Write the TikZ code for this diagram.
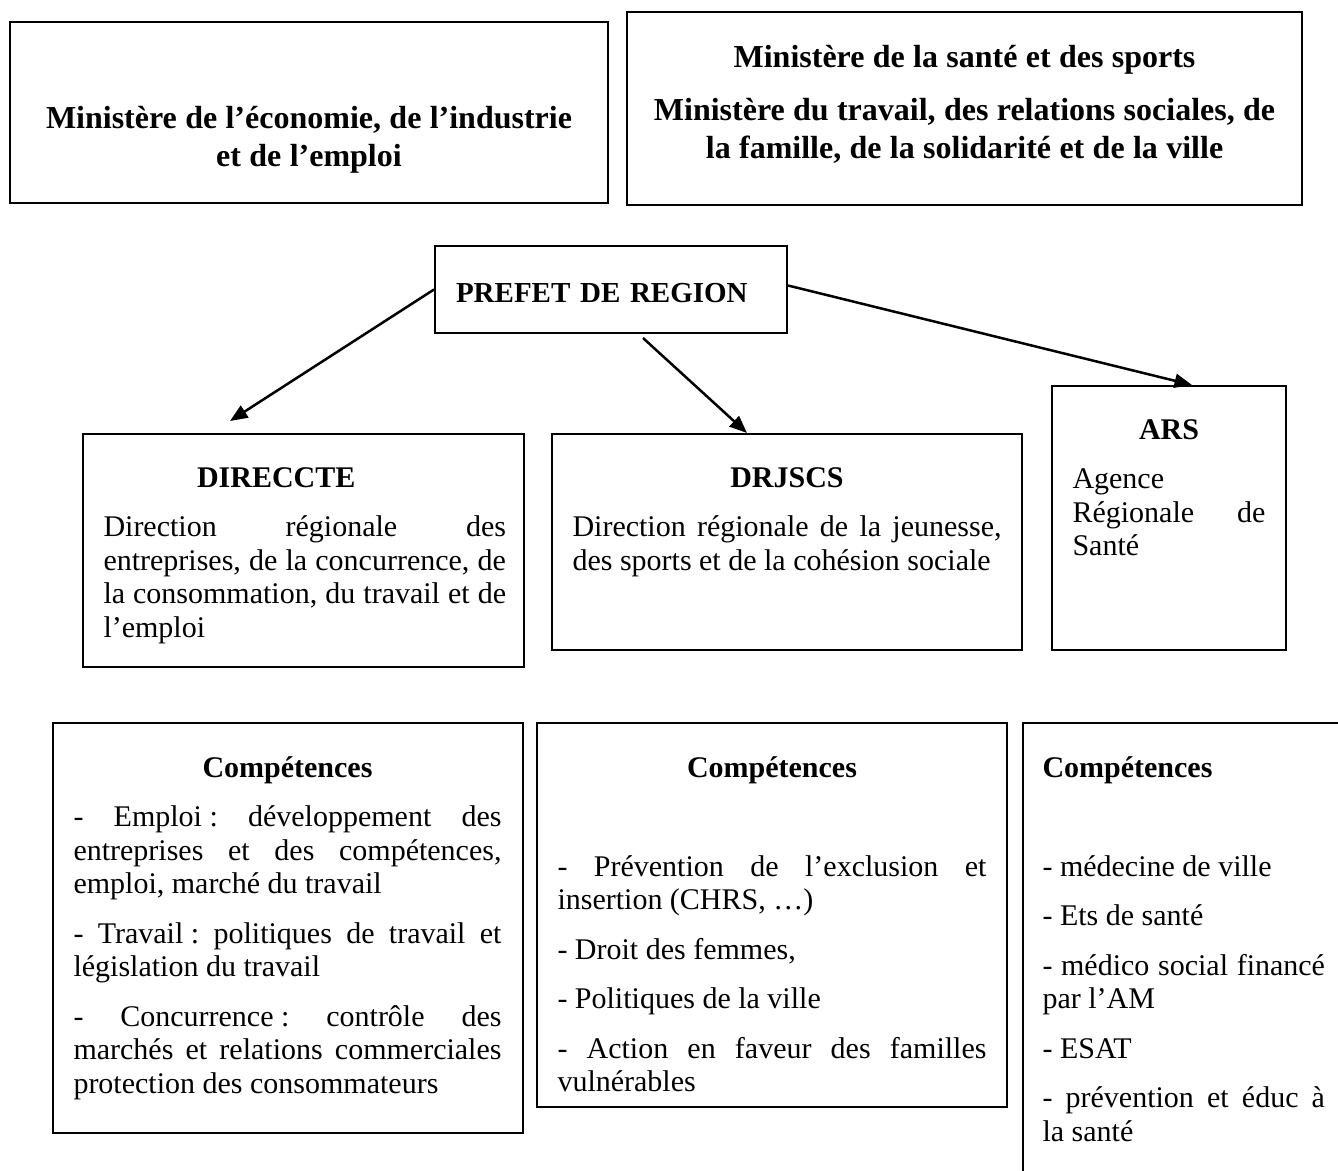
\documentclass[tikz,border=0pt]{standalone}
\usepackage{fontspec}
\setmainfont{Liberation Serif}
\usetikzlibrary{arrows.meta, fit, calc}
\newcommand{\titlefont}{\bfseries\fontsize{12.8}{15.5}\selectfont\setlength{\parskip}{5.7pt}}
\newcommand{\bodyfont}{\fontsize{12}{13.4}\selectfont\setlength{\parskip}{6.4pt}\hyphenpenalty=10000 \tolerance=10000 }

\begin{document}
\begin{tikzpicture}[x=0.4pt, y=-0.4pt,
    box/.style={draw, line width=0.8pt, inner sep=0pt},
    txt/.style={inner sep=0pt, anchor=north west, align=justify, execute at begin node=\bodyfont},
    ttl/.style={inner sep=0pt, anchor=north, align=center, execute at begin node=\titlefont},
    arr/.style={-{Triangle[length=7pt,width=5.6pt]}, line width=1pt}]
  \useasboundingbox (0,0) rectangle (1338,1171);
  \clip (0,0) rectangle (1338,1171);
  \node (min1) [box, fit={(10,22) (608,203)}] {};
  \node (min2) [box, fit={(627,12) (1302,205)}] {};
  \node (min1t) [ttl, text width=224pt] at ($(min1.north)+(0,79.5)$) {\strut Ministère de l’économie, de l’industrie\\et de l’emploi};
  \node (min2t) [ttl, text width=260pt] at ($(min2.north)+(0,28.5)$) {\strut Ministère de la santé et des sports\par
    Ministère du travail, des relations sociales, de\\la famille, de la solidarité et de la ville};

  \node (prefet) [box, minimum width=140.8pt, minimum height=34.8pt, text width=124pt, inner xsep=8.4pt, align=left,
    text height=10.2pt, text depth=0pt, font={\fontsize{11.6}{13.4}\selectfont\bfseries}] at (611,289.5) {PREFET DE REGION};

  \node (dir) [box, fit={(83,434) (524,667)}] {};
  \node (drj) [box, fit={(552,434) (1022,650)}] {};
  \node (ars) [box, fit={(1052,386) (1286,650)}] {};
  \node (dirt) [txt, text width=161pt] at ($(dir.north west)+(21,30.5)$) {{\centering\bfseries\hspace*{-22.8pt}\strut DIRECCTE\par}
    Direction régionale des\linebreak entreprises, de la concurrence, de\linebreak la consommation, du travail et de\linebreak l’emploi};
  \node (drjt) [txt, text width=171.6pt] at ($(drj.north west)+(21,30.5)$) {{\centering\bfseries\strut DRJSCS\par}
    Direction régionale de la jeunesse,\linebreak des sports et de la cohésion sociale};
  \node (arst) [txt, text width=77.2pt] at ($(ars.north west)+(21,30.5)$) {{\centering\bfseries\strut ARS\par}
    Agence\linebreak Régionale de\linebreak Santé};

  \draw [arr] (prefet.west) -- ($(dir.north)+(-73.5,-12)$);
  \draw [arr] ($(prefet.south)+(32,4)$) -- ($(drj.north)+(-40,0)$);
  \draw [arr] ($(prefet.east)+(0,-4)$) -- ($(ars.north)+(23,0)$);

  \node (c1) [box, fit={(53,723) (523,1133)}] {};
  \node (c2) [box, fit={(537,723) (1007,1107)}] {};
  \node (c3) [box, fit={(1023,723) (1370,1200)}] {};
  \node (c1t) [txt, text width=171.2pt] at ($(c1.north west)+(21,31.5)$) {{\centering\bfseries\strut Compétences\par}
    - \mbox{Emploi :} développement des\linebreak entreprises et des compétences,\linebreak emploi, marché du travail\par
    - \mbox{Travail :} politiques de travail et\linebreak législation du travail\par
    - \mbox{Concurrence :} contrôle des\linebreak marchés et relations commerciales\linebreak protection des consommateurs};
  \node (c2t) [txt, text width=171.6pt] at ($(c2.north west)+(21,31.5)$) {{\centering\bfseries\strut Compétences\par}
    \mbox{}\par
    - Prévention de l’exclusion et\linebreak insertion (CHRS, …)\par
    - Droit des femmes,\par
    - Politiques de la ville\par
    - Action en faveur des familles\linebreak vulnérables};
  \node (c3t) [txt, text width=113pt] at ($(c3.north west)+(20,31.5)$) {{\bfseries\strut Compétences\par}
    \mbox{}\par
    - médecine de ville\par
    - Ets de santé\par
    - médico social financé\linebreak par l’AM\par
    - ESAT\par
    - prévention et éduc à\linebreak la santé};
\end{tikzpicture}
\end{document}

——————

### EXERCISE OBJECTIVE
Return the listing above word for word, with the pictures removed.

### CORRECT RESULT
Write the TikZ code for this diagram.
\documentclass[tikz,border=0pt]{standalone}
\usepackage{fontspec}
\setmainfont{Liberation Serif}
\usetikzlibrary{arrows.meta, fit, calc}
\newcommand{\titlefont}{\bfseries\fontsize{12.8}{15.5}\selectfont\setlength{\parskip}{5.7pt}}
\newcommand{\bodyfont}{\fontsize{12}{13.4}\selectfont\setlength{\parskip}{6.4pt}\hyphenpenalty=10000 \tolerance=10000 }

\begin{document}
\begin{tikzpicture}[x=0.4pt, y=-0.4pt,
    box/.style={draw, line width=0.8pt, inner sep=0pt},
    txt/.style={inner sep=0pt, anchor=north west, align=justify, execute at begin node=\bodyfont},
    ttl/.style={inner sep=0pt, anchor=north, align=center, execute at begin node=\titlefont},
    arr/.style={-{Triangle[length=7pt,width=5.6pt]}, line width=1pt}]
  \useasboundingbox (0,0) rectangle (1338,1171);
  \clip (0,0) rectangle (1338,1171);
  \node (min1) [box, fit={(10,22) (608,203)}] {};
  \node (min2) [box, fit={(627,12) (1302,205)}] {};
  \node (min1t) [ttl, text width=224pt] at ($(min1.north)+(0,79.5)$) {\strut Ministère de l’économie, de l’industrie\\et de l’emploi};
  \node (min2t) [ttl, text width=260pt] at ($(min2.north)+(0,28.5)$) {\strut Ministère de la santé et des sports\par
    Ministère du travail, des relations sociales, de\\la famille, de la solidarité et de la ville};

  \node (prefet) [box, minimum width=140.8pt, minimum height=34.8pt, text width=124pt, inner xsep=8.4pt, align=left,
    text height=10.2pt, text depth=0pt, font={\fontsize{11.6}{13.4}\selectfont\bfseries}] at (611,289.5) {PREFET DE REGION};

  \node (dir) [box, fit={(83,434) (524,667)}] {};
  \node (drj) [box, fit={(552,434) (1022,650)}] {};
  \node (ars) [box, fit={(1052,386) (1286,650)}] {};
  \node (dirt) [txt, text width=161pt] at ($(dir.north west)+(21,30.5)$) {{\centering\bfseries\hspace*{-22.8pt}\strut DIRECCTE\par}
    Direction régionale des\linebreak entreprises, de la concurrence, de\linebreak la consommation, du travail et de\linebreak l’emploi};
  \node (drjt) [txt, text width=171.6pt] at ($(drj.north west)+(21,30.5)$) {{\centering\bfseries\strut DRJSCS\par}
    Direction régionale de la jeunesse,\linebreak des sports et de la cohésion sociale};
  \node (arst) [txt, text width=77.2pt] at ($(ars.north west)+(21,30.5)$) {{\centering\bfseries\strut ARS\par}
    Agence\linebreak Régionale de\linebreak Santé};

  \draw [arr] (prefet.west) -- ($(dir.north)+(-73.5,-12)$);
  \draw [arr] ($(prefet.south)+(32,4)$) -- ($(drj.north)+(-40,0)$);
  \draw [arr] ($(prefet.east)+(0,-4)$) -- ($(ars.north)+(23,0)$);

  \node (c1) [box, fit={(53,723) (523,1133)}] {};
  \node (c2) [box, fit={(537,723) (1007,1107)}] {};
  \node (c3) [box, fit={(1023,723) (1370,1200)}] {};
  \node (c1t) [txt, text width=171.2pt] at ($(c1.north west)+(21,31.5)$) {{\centering\bfseries\strut Compétences\par}
    - \mbox{Emploi :} développement des\linebreak entreprises et des compétences,\linebreak emploi, marché du travail\par
    - \mbox{Travail :} politiques de travail et\linebreak législation du travail\par
    - \mbox{Concurrence :} contrôle des\linebreak marchés et relations commerciales\linebreak protection des consommateurs};
  \node (c2t) [txt, text width=171.6pt] at ($(c2.north west)+(21,31.5)$) {{\centering\bfseries\strut Compétences\par}
    \mbox{}\par
    - Prévention de l’exclusion et\linebreak insertion (CHRS, …)\par
    - Droit des femmes,\par
    - Politiques de la ville\par
    - Action en faveur des familles\linebreak vulnérables};
  \node (c3t) [txt, text width=113pt] at ($(c3.north west)+(20,31.5)$) {{\bfseries\strut Compétences\par}
    \mbox{}\par
    - médecine de ville\par
    - Ets de santé\par
    - médico social financé\linebreak par l’AM\par
    - ESAT\par
    - prévention et éduc à\linebreak la santé};
\end{tikzpicture}
\end{document}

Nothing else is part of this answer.